To: allandsundry@blog.out
Hey everybody, the quest today is to find humor in the Grape Nuts
[1] glued to the kitchen table by the puddle of maple syrup dripping off the edge and onto the floor. The diapered culprit sits in the middle of the mess, with his chubby legs in the air yelling, “Ouch! Mommy, Help!” Love ya, sticky, icky Me

Reality Bite: Humor can’t come until the mop-up is done.

When the scum of life’s toughest situations float to the top of the simmering pot, rather than let it boil over, I vent—on paper. Then, when I return back to a slow simmer, I can amend the tirades and I send them off to other persons steeped in similar stews. This is my way to succor others, like the wise women from the not-so-distant past who knew the risks and perils of trying to float alone on this roiling boil.

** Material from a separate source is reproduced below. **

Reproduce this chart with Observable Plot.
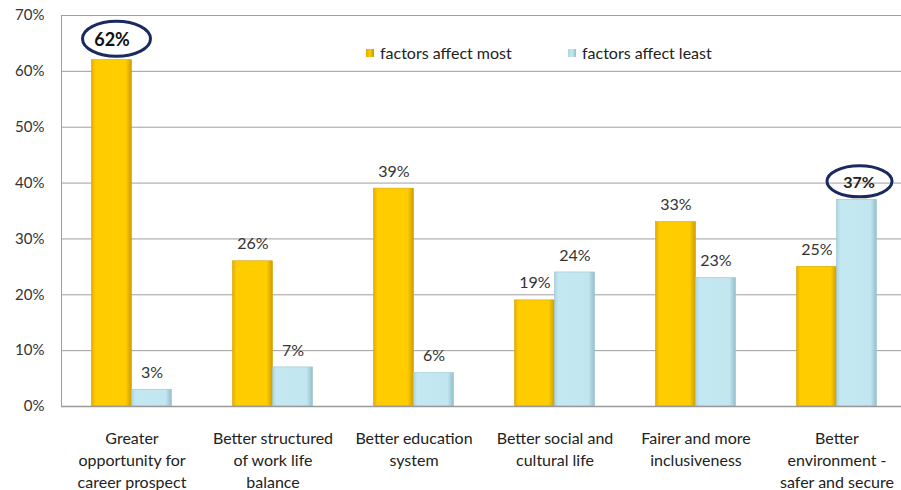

My notes and conversations are not intended as personal satire, (because satire requires wit) but as observations of life and an analysis of the hot water that I find myself in, again.
If, by chance, I can manage to salvage humor from the dregs of the previous pot-full, that makes it easier to blow off the next upset and thus return to a functional simmer. These coping strategies may not resolve all the problems, and I may still bubble over, but the raucous whistle I let off reminds the children that it’s time to back off and let Mom write.[2]

Reality Bite: I’m committed! Or should be? See, it all works.

[1] Free commercial product placement. Who in their right advertising mind, would want to place a product in this medium for cash? This blog, if you haven’t noticed, is not the Super Bowl.

[2] Caviet: If you are now, or have been ever, under the mistaken presumption that the intent of this blog is to fill the void of parenting advice manuals, STOP. Now you can proceed.